## SHORT PROBLEM
Skip all pictures. Write out the data below from its first line through the line that contains "var rightMax = leftMax".

## GIVEN INFORMATION
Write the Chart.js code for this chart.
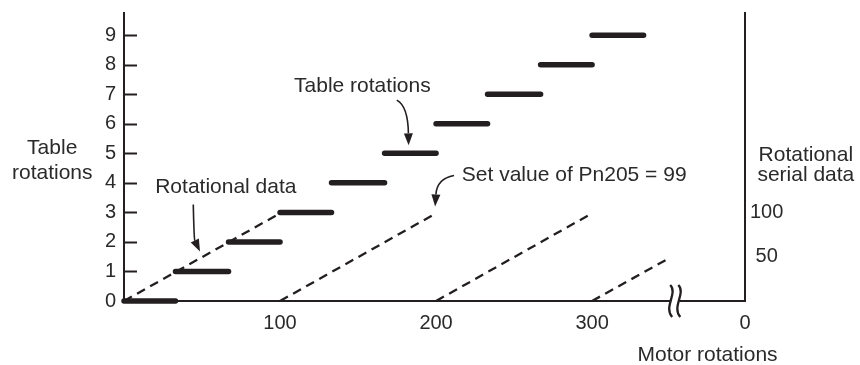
<!DOCTYPE html>
<html>
<head>
<meta charset="utf-8">
<script src="https://cdn.jsdelivr.net/npm/chart.js@4.4.1/dist/chart.umd.min.js"></script>
<style>
  html, body { margin: 0; padding: 0; background: #fff; }
  #wrap { width: 860px; height: 365px; }
</style>
</head>
<body>
<div id="wrap"><canvas id="chart"></canvas></div>
<script>
// table rotations, one flat step per level (motor rotations)
var stepLevels = [0, 1, 2, 3, 4, 5, 6, 7, 8, 9];
var stepStart = [0, 33, 67, 100, 133, 167, 200, 233, 267, 300];
var stepEnd = [33, 67, 100, 133, 167, 200, 233, 267, 300, 333];

// rotational serial data (right axis), starts again every 100 motor rotations
var serialStart = [0, 100, 200, 300];
var serialEnd = [100, 200, 300, 348];
var serialTop = [99, 99, 99, 47];

var leftTicks = [0, 1, 2, 3, 4, 5, 6, 7, 8, 9];
var rightTicks = [50, 100];
var xTicks = [100, 200, 300, 398];
var xTickLabels = ['100', '200', '300', '0'];

var xMax = 398;
var leftMax = 9.75;
var rightMax = leftMax * 100 / 3; // serial 100 lines up with table 3

var ink = '#231f20';
var txt = '#2a2a2a';
var fontFamily = '"Liberation Sans", Arial, sans-serif';

var stepData = [];
stepLevels.forEach(function (lvl, i) {
    stepData.push({x: stepStart[i], y: lvl}, {x: stepEnd[i], y: lvl}, {x: stepEnd[i], y: null});
});

var serialData = [];
serialStart.forEach(function (s, i) {
    serialData.push({x: s, y: 0}, {x: serialEnd[i], y: serialTop[i]}, {x: serialEnd[i], y: null});
});

// labels and arrows, placed in data units
var notes = [
    {text: 'Table', x: -46, y: 5.17, align: 'center'},
    {text: 'rotations', x: -46, y: 4.32, align: 'center'},
    {text: 'Rotational data', x: 20, y: 3.85, align: 'left'},
    {text: 'Table rotations', x: 109, y: 7.27, align: 'left'},
    {text: 'Set value of Pn205 = 99', x: 216.5, y: 4.25, align: 'left'},
    {text: 'Rotational', x: 437, y: 4.93, align: 'center'},
    {text: 'serial data', x: 437, y: 4.25, align: 'center'},
    {text: 'Motor rotations', x: 374, y: -1.85, align: 'center'}
];
var arrows = [
    {from: [44.4, 3.27], ctrl: [44.9, 2.1], to: [48.7, 1.68]},
    {from: [174.8, 6.8], ctrl: [182, 6.6], to: [182.4, 5.27]},
    {from: [211.5, 4.25], ctrl: [200.6, 4.15], to: [199.4, 3.2]}
];
var breakMarks = [350.7, 355.9];

var extras = {
    id: 'extras',
    afterDraw: function (chart) {
        var ctx = chart.ctx;
        var xs = chart.scales.x, ys = chart.scales.y;
        var area = chart.chartArea;
        ctx.save();

        // inward tick marks on the left axis
        ctx.strokeStyle = ink;
        ctx.lineWidth = 2;
        leftTicks.forEach(function (t) {
            if (t === 0) return;
            var py = Math.round(ys.getPixelForValue(t)) + 0.5;
            ctx.beginPath();
            ctx.moveTo(area.left, py);
            ctx.lineTo(area.left + 13, py);
            ctx.stroke();
        });

        // axis break
        var by = area.bottom;
        var b0 = xs.getPixelForValue(breakMarks[0]);
        var b1 = xs.getPixelForValue(breakMarks[1]);
        ctx.fillStyle = '#fff';
        ctx.fillRect(b0, by - 2, b1 - b0, 4);
        ctx.lineWidth = 2.3;
        breakMarks.forEach(function (bx) {
            var px = xs.getPixelForValue(bx);
            ctx.beginPath();
            ctx.moveTo(px - 1, by - 16);
            ctx.bezierCurveTo(px + 7, by - 8, px - 8, by + 6, px + 1, by + 16);
            ctx.stroke();
        });

        // arrows
        ctx.lineWidth = 1.6;
        ctx.fillStyle = ink;
        arrows.forEach(function (a) {
            var x0 = xs.getPixelForValue(a.from[0]), y0 = ys.getPixelForValue(a.from[1]);
            var cx = xs.getPixelForValue(a.ctrl[0]), cy = ys.getPixelForValue(a.ctrl[1]);
            var x1 = xs.getPixelForValue(a.to[0]), y1 = ys.getPixelForValue(a.to[1]);
            var ang = Math.atan2(y1 - cy, x1 - cx);
            var len = 12, half = 4.5;
            var bx = x1 - len * Math.cos(ang), byy = y1 - len * Math.sin(ang);
            ctx.beginPath();
            ctx.moveTo(x0, y0);
            ctx.quadraticCurveTo(cx, cy, bx, byy);
            ctx.stroke();
            ctx.beginPath();
            ctx.moveTo(x1, y1);
            ctx.lineTo(bx + half * Math.sin(ang), byy - half * Math.cos(ang));
            ctx.lineTo(bx - half * Math.sin(ang), byy + half * Math.cos(ang));
            ctx.closePath();
            ctx.fill();
        });

        // texts
        ctx.fillStyle = txt;
        ctx.font = '21px ' + fontFamily;
        ctx.textBaseline = 'middle';
        notes.forEach(function (n) {
            ctx.textAlign = n.align;
            ctx.fillText(n.text, xs.getPixelForValue(n.x), ys.getPixelForValue(n.y));
        });
        ctx.restore();
    }
};

var ctx = document.getElementById('chart').getContext('2d');
new Chart(ctx, {
    type: 'line',
    data: {
        datasets: [{
            label: 'Table rotations',
            data: stepData,
            yAxisID: 'y',
            borderColor: ink,
            borderWidth: 5.5,
            borderCapStyle: 'round',
            pointRadius: 0,
            spanGaps: false,
            clip: false
        }, {
            label: 'Rotational serial data',
            data: serialData,
            yAxisID: 'y2',
            borderColor: ink,
            borderWidth: 2.3,
            borderDash: [9, 6],
            pointRadius: 0,
            spanGaps: false
        }]
    },
    options: {
        responsive: true,
        maintainAspectRatio: false,
        animation: false,
        events: [],
        layout: { padding: { top: 13, left: 0, right: 0, bottom: 0 } },
        plugins: { legend: { display: false }, tooltip: { enabled: false } },
        scales: {
            x: {
                type: 'linear',
                min: 0,
                max: xMax,
                grid: { display: false, drawTicks: false },
                border: { display: true, color: ink, width: 2 },
                afterBuildTicks: function (scale) {
                    scale.ticks = xTicks.map(function (v) { return {value: v}; });
                },
                ticks: {
                    color: txt,
                    font: { family: fontFamily, size: 20 },
                    padding: 10,
                    maxRotation: 0,
                    autoSkip: false,
                    callback: function (v) {
                        var i = xTicks.indexOf(v);
                        return i >= 0 ? xTickLabels[i] : '';
                    }
                },
                afterFit: function (scale) {
                    scale.height = 64;
                    scale.paddingLeft = 0;
                    scale.paddingRight = 0;
                }
            },
            y: {
                position: 'left',
                min: 0,
                max: leftMax,
                grid: { display: false, drawTicks: false },
                border: { display: true, color: ink, width: 2 },
                afterBuildTicks: function (scale) {
                    scale.ticks = leftTicks.map(function (v) { return {value: v}; });
                },
                ticks: {
                    color: txt,
                    font: { family: fontFamily, size: 20 },
                    padding: 8,
                    autoSkip: false
                },
                afterFit: function (scale) {
                    scale.width = 124;
                    scale.paddingTop = 0;
                    scale.paddingBottom = 0;
                }
            },
            y2: {
                position: 'right',
                min: 0,
                max: rightMax,
                grid: { display: false, drawTicks: false },
                border: { display: true, color: ink, width: 2 },
                afterBuildTicks: function (scale) {
                    scale.ticks = rightTicks.map(function (v) { return {value: v}; });
                },
                ticks: {
                    color: txt,
                    font: { family: fontFamily, size: 20 },
                    padding: 5,
                    crossAlign: 'center',
                    autoSkip: false
                },
                afterFit: function (scale) {
                    scale.width = 115;
                    scale.paddingTop = 0;
                    scale.paddingBottom = 0;
                }
            }
        }
    },
    plugins: [extras]
});
</script>
</body>
</html>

## EXERCISE ANSWER
Write the Chart.js code for this chart.
<!DOCTYPE html>
<html>
<head>
<meta charset="utf-8">
<script src="https://cdn.jsdelivr.net/npm/chart.js@4.4.1/dist/chart.umd.min.js"></script>
<style>
  html, body { margin: 0; padding: 0; background: #fff; }
  #wrap { width: 860px; height: 365px; }
</style>
</head>
<body>
<div id="wrap"><canvas id="chart"></canvas></div>
<script>
// table rotations, one flat step per level (motor rotations)
var stepLevels = [0, 1, 2, 3, 4, 5, 6, 7, 8, 9];
var stepStart = [0, 33, 67, 100, 133, 167, 200, 233, 267, 300];
var stepEnd = [33, 67, 100, 133, 167, 200, 233, 267, 300, 333];

// rotational serial data (right axis), starts again every 100 motor rotations
var serialStart = [0, 100, 200, 300];
var serialEnd = [100, 200, 300, 348];
var serialTop = [99, 99, 99, 47];

var leftTicks = [0, 1, 2, 3, 4, 5, 6, 7, 8, 9];
var rightTicks = [50, 100];
var xTicks = [100, 200, 300, 398];
var xTickLabels = ['100', '200', '300', '0'];

var xMax = 398;
var leftMax = 9.75;
var rightMax = leftMax * 100 / 3; // serial 100 lines up with table 3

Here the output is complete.